# half angora ferret kits, almost 4 weeks now.



## Bobbie (Jun 25, 2008)

what you think?

Hob 1 on the left, the Jill in the middle and Hob2 on the right..





































Jills lovely markings


----------



## Matt Lusty (Aug 20, 2008)

Great pics. Beautiful kits.

Whats the above reply all about??


----------



## jediwarrior (Aug 30, 2008)

very cute indeed


----------



## chickens4ever05 (Feb 5, 2008)

i really really like that jill is she spoken for


----------



## Bobbie (Jun 25, 2008)

Matt Lusty said:


> Great pics.
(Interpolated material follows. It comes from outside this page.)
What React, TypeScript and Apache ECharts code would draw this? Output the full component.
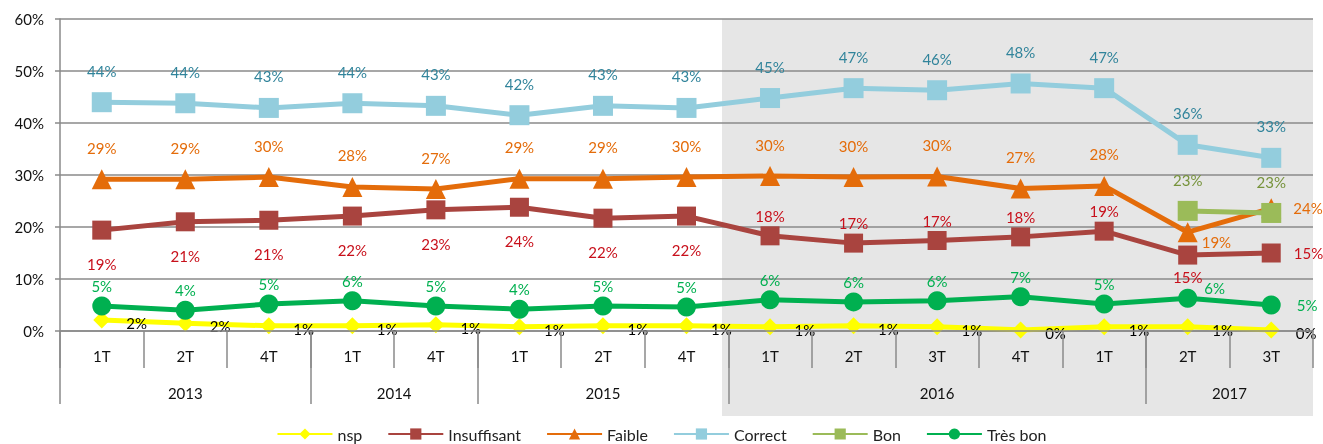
import React, { useEffect, useRef } from "react";
import * as echarts from "echarts";

const quarters = ["1T", "2T", "4T", "1T", "4T", "1T", "2T", "4T", "1T", "2T", "3T", "4T", "1T", "2T", "3T"];
const years = ["2013", "2014", "2015", "2016", "2017"];
const yearSpans = [3, 2, 3, 5, 2];
const yTicks = [0, 10, 20, 30, 40, 50, 60];

const nsp = [2.1, 1.5, 1.0, 1.0, 1.2, 0.8, 1.0, 1.0, 0.8, 1.0, 0.8, 0.2, 0.8, 0.8, 0.2];
const insuffisant = [19.4, 21.0, 21.3, 22.1, 23.3, 23.8, 21.7, 22.1, 18.3, 16.9, 17.4, 18.1, 19.2, 14.6, 15.0];
const faible = [29.2, 29.2, 29.6, 27.7, 27.3, 29.3, 29.3, 29.6, 29.8, 29.6, 29.7, 27.4, 27.9, 19.0, 23.6];
const correct = [44.0, 43.8, 42.9, 43.8, 43.3, 41.5, 43.3, 42.9, 44.8, 46.7, 46.3, 47.6, 46.7, 35.8, 33.3];
const bon = [null, null, null, null, null, null, null, null, null, null, null, null, null, 23.1, 22.7];
const tresBon = [4.8, 4.0, 5.2, 5.8, 4.8, 4.2, 4.8, 4.6, 6.0, 5.6, 5.8, 6.6, 5.2, 6.3, 5.0];

const FONT = "Lato";
const fmt = (p: any) => Math.round(p.value) + "%";

function mk(values: (number | null)[], labelFn: (i: number) => any) {
  return values.map((v, i) => (v === null ? null : { value: v, label: labelFn(i) }));
}

export default function App() {
  const ref = useRef<HTMLDivElement>(null);
  useEffect(() => {
    if (!ref.current) return;
    const chart = echarts.init(ref.current, null, { renderer: "svg" });
    const starts: number[] = [];
    const centers: number[] = [];
    let acc = 0;
    yearSpans.forEach((s) => {
      starts.push(acc);
      centers.push(acc + s / 2);
      acc += s;
    });
    const gray = "#8a8a8a";
    const lbl = (color: string) => ({ show: true, color, fontSize: 15, fontFamily: FONT, formatter: fmt });

    const option: any = {
      animation: false,
      textStyle: { fontFamily: FONT },
      grid: { left: 60, right: 10, top: 19, bottom: 113 },
      graphic: [
        {
          type: "rect",
          z: -10,
          silent: true,
          shape: { x: 722, y: 19, width: 591, height: 397 },
          style: { fill: "#e6e6e6" },
        },
      ],
      legend: {
        top: 426,
        left: "center",
        padding: 0,
        itemWidth: 55,
        itemHeight: 14,
        itemGap: 25,
        textStyle: { fontSize: 16, color: "#222", fontFamily: FONT },
        data: ["nsp", "Insuffisant", "Faible", "Correct", "Bon", "Très bon"],
      },
      xAxis: [
        {
          type: "category",
          data: quarters,
          boundaryGap: true,
          z: 5,
          axisLine: { show: true, lineStyle: { color: gray, width: 1.5 } },
          axisTick: { show: true, length: 37, interval: 0, lineStyle: { color: gray, width: 1.5 } },
          axisLabel: { interval: 0, margin: 17, fontSize: 15, color: "#111", fontFamily: FONT },
        },
        {
          type: "value",
          min: 0,
          max: quarters.length,
          position: "bottom",
          z: 5,
          axisLine: { show: false },
          splitLine: { show: false },
          axisTick: { show: true, length: 73, customValues: starts, lineStyle: { color: gray, width: 1.5 } },
          axisLabel: {
            show: true,
            customValues: centers,
            margin: 54,
            fontSize: 15,
            color: "#111",
            fontFamily: FONT,
            formatter: (v: number) => {
              const k = centers.findIndex((c) => Math.abs(c - v) < 1e-6);
              return k >= 0 ? years[k] : "";
            },
          },
        },
      ],
      yAxis: {
        type: "value",
        min: 0,
        max: 60,
        interval: 10,
        axisLine: { show: true, lineStyle: { color: gray, width: 1.5 } },
        axisTick: { show: true, length: 5, lineStyle: { color: gray, width: 1.5 } },
        splitLine: { show: true, lineStyle: { color: gray, width: 1.5 } },
        axisLabel: { formatter: (v: number) => (yTicks.includes(v) ? v + "%" : ""), fontSize: 15, color: "#111", margin: 16, fontFamily: FONT },
      },
      series: [
        {
          name: "nsp",
          type: "line",
          symbol: "diamond",
          symbolSize: 17,
          color: "#FFFF00",
          lineStyle: { width: 5, color: "#FFFF00" },
          data: mk(nsp, () => ({ ...lbl("#000"), position: "right", distance: 16, offset: [0, 3] })),
        },
        {
          name: "Insuffisant",
          type: "line",
          symbol: "rect",
          symbolSize: 19,
          color: "#A9443F",
          lineStyle: { width: 5, color: "#A9443F" },
          data: mk(insuffisant, (i) => {
            const b = lbl("#C8101B");
            if (i < 8) return { ...b, position: "bottom", distance: 17 };
            if (i < 13) return { ...b, position: "top", distance: 3 };
            if (i === 13) return { ...b, position: "bottom", distance: 5 };
            return { ...b, position: "right", distance: 13 };
          }),
        },
        {
          name: "Faible",
          type: "line",
          symbol: "triangle",
          symbolSize: 20,
          color: "#E46C0A",
          lineStyle: { width: 5, color: "#E46C0A" },
          data: mk(faible, (i) => {
            const b = lbl("#E46C0A");
            if (i < 13) return { ...b, position: "top", distance: 14 };
            if (i === 13) return { ...b, position: "right", distance: 4, offset: [0, 10] };
            return { ...b, position: "right", distance: 12 };
          }),
        },
        {
          name: "Correct",
          type: "line",
          symbol: "rect",
          symbolSize: 20,
          color: "#93CDDD",
          lineStyle: { width: 5, color: "#93CDDD" },
          data: mk(correct, () => ({ ...lbl("#31849B"), position: "top", distance: 14 })),
        },
        {
          name: "Bon",
          type: "line",
          symbol: "rect",
          symbolSize: 20,
          color: "#9BBB59",
          lineStyle: { width: 5, color: "#9BBB59" },
          data: mk(bon, () => ({ ...lbl("#77933C"), position: "top", distance: 13 })),
        },
        {
          name: "Très bon",
          type: "line",
          symbol: "circle",
          symbolSize: 19,
          color: "#00B050",
          lineStyle: { width: 5, color: "#00B050" },
          data: mk(tresBon, (i) => {
            const b = lbl("#00B050");
            if (i < 13) return { ...b, position: "top", distance: 3 };
            if (i === 13) return { ...b, position: "right", distance: 7, offset: [0, -10] };
            return { ...b, position: "right", distance: 16 };
          }),
        },
      ],
    };
    chart.setOption(option);
    return () => chart.dispose();
  }, []);
  return <div ref={ref} style={{ position: "fixed", left: 0, top: 0, width: 1323, height: 444 }} />;
}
Beautiful kits.
> 
> Whats the above reply all about??


 
What reply? =)


----------



## Bobbie (Jun 25, 2008)

chickens4ever05 said:


> i really really like that jill is she spoken for


she is staying here im affraid, i will be breeding her to a full angora hob next year =D

unless you wanna give me £150


----------



## chickens4ever05 (Feb 5, 2008)

i willlet her stay with you bobbie :whistling2:

got some angora crosses due mysefl soon


----------



## Bobbie (Jun 25, 2008)

are they 3/4s?


----------



## bosshogg (Nov 19, 2006)

ohh there gorgeous :flrt: no room for ferrets at the moment but in the future I will have them again I used to have lots when I lived at home with the parents use to help with the local rescue.


----------



## Shiraz (Oct 26, 2008)

Aww they are lovely, we got 5 at the moment that are all getting on a bit. Not sure if we will get any more yet after these.


----------